Trainspotting scena finale

Il significato del titolo Trainspotting

Ma da dove arriva il nome Trainspotting? Il titolo è il riflesso di una scena, non inserita nella pellicola, del romanzo da cui è tratto il film, ossia l’omonimo Trainspotting di Irvine Welsh: mentre si trovano a orinare in una vecchia stazione di treni, Mark e Begbie vengono avvicinati da un barbone, che poi si scopre essere il padre dello stesso Begbie, che chiede loro se stessero «trainspottin’»; il trainspotting, letteralmente “osservare i treni”, indica un’attività diffusa presso senzatetto e nullafacenti, che consiste semplicemente nel sedersi sulla banchina di una stazione ferroviaria e osservare passivamente i convogli che transitano sui binari. È un atteggiamento, quello di piazzarsi al margine di un mondo estraneo per osservarne lo scorrere, che descrive alla perfezione la maniera di vivere di Renton e dei suoi amici, che si pongono al bordo della società del loro tempo per guardarla senza farsi coinvolgere.

Renton durante l'inseguimento

La tecnica e la colonna sonora

Danny Boyle ha scelto per il suo Trainspotting una fotografia fredda, ammuffita, sporca, ed un colore ispirato ai quadri di Francis Bacon, i quali rappresentano l’essere intrappolati in un modo a metà, in parte realtà e in parte fantasia, che ben si presta a descrivere la condizione di quel manipolo di ragazzi sbandati di Edimburgo. La pellicola è disseminata di scene surreali, disgustose ai limiti del vomito, ed è piena di sporcizia, di degrado, di turpiloquio, di momenti grotteschi e di black humor; ciò che però la caratterizza davvero e le permette di ergersi di diritto fra i cult del cinema mondiale è la colonna sonora, che a tratti incornicia la narrazione, a tratti crea con essa un contrasto di un’efficacia sublime, e che nella sua totalità rappresenta il concentrato della musica di un’intera generazione di ragazzi britannici degli anni ’90.

Trainspotting non è un film sull’eroina

Alla luce di tutte queste riflessioni, dunque, è chiaro come Trainspotting non sia un film che vuole legittimare il consumo di droga, come hanno detto alcuni, né un film che lo vuole stigmatizzare, come hanno detto altri, ma è piuttosto la mappa interiore di una generazione intera: l’eroina rappresenta solamente il modo, forse l’unico a loro disposizione, che i ragazzi di Leith hanno trovato per esprimere il loro disgusto per la mediocrità e per la vita preconfezionata, nonché il terrore di non riuscire a trovare il proprio posto nella società.

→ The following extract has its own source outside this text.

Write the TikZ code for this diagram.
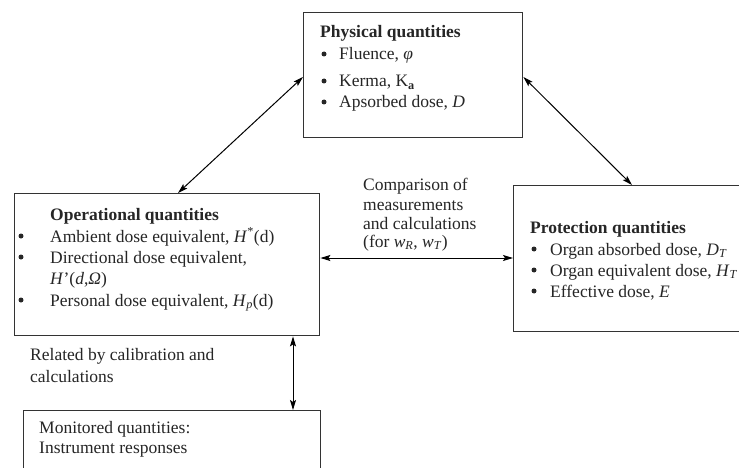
\documentclass[tikz,border=0pt]{standalone}
\usepackage{fontspec}
\setmainfont{Liberation Serif}
\usetikzlibrary{arrows.meta,calc}
\tikzset{
  box/.style={draw=black!80, line width=1.4pt, inner sep=0pt, anchor=north west},
  txt/.style={anchor=base west, inner sep=0pt, font=\fontsize{17.5}{21}\selectfont, text=black!85},
  bul/.style={circle, fill=black!85, inner sep=0pt, minimum size=5pt, yshift=6pt},
  arr/.style={line width=1pt, {Stealth[length=10pt,width=6pt,inset=2pt]}-{Stealth[length=10pt,width=6pt,inset=2pt]}}
}
\begin{document}
\begin{tikzpicture}[x=1pt,y=-1pt]
\clip (0,0) rectangle (739,468);
\fill[white] (0,0) rectangle (739,468);
% boxes
\node[box, minimum width=219pt, minimum height=125pt] (phys) at (303,12) {};
\node[box, minimum width=305pt, minimum height=142pt] (op) at (14,193) {};
\node[box, minimum width=240pt, minimum height=146pt] (prot) at (513,185) {};
\node[box, minimum width=297pt, minimum height=80pt] (mon) at (23,410) {};
% physical quantities
\node[txt] (p0) at (320,38) {\textbf{Physical quantities}};
\node[bul] (pb1) at (324,60) {};
\node[txt] (p1) at (339,60) {Fluence, \textit{φ}};
\node[bul] (pb2) at (324,87) {};
\node[txt] (p2) at (339,87) {Kerma, K\textsubscript{\textbf{a}}};
\node[bul] (pb3) at (324,108) {};
\node[txt] (p3) at (339,108) {Apsorbed dose, \textit{D}};
% operational quantities
\node[txt] (o0) at (50,220) {\textbf{Operational quantities}};
\node[bul] (ob1) at (21,242) {};
\node[txt] (o1) at (50,242) {Ambient dose equivalent, \textit{H}\textsuperscript{*}(d)};
\node[bul] (ob2) at (21,263) {};
\node[txt] (o2) at (50,263) {Directional dose equivalent,};
\node[txt] (o3) at (50,284) {\textit{H}'(\textit{d},\textit{Ω})};
\node[bul] (ob3) at (21,306) {};
\node[txt] (o4) at (50,306) {Personal dose equivalent, \textit{H}\textsubscript{\textit{p}}(d)};
% protection quantities
\node[txt] (r0) at (530,233) {\textbf{Protection quantities}};
\node[bul] (rb1) at (534,255) {};
\node[txt] (r1) at (550,255) {Organ absorbed dose, \textit{D}\textsubscript{\textit{T}}};
\node[bul] (rb2) at (534,276) {};
\node[txt] (r2) at (550,276) {Organ equivalent dose, \textit{H}\textsubscript{\textit{T}}};
\node[bul] (rb3) at (534,297) {};
\node[txt] (r3) at (550,297) {Effective dose, \textit{E}};
% comparison
\node[txt] (c1) at (363,190) {Comparison of};
\node[txt] (c2) at (363,210) {measurements};
\node[txt] (c3) at (363,229) {and calculations};
\node[txt] (c4) at (363,247) {(for \textit{w}\textsubscript{\textit{R}}, \textit{w}\textsubscript{\textit{T}})};
% related
\node[txt] (l1) at (30,360) {Related by calibration and};
\node[txt] (l2) at (30,382) {calculations};
% monitored
\node[txt] (m1) at (39,433) {Monitored quantities:};
\node[txt] (m2) at (39,453) {Instrument responses};
% connectors
\draw[arr] ($(phys.north west)+(0,65)$) -- ($(op.north west)+(164,0)$);
\draw[arr] ($(phys.north east)+(0,65)$) -- ($(prot.north west)+(119,0)$);
\draw[arr] ($(op.north east)+(0,65)$) -- ($(prot.north west)+(0,73)$);
\draw[arr] ($(op.south west)+(279,0)$) -- ($(mon.north west)+(270,0)$);
\end{tikzpicture}
\end{document}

Danny Boyle ci lascia dunque una pellicola che ha l’ambizione di essere l’espressione delle paure e delle delusioni dei ragazzi cresciuti in un’epoca di transizione come quella degli anni ’90, in un mondo sulla soglia della rivoluzione digitale e trasfigurato dalla caduta dell’Unione Sovietica, e che al contempo vuole dimostrare, con una punta di cinismo, come le persone non cambino mai per davvero. Alla faccia di chi lo considera un film sull’eroina.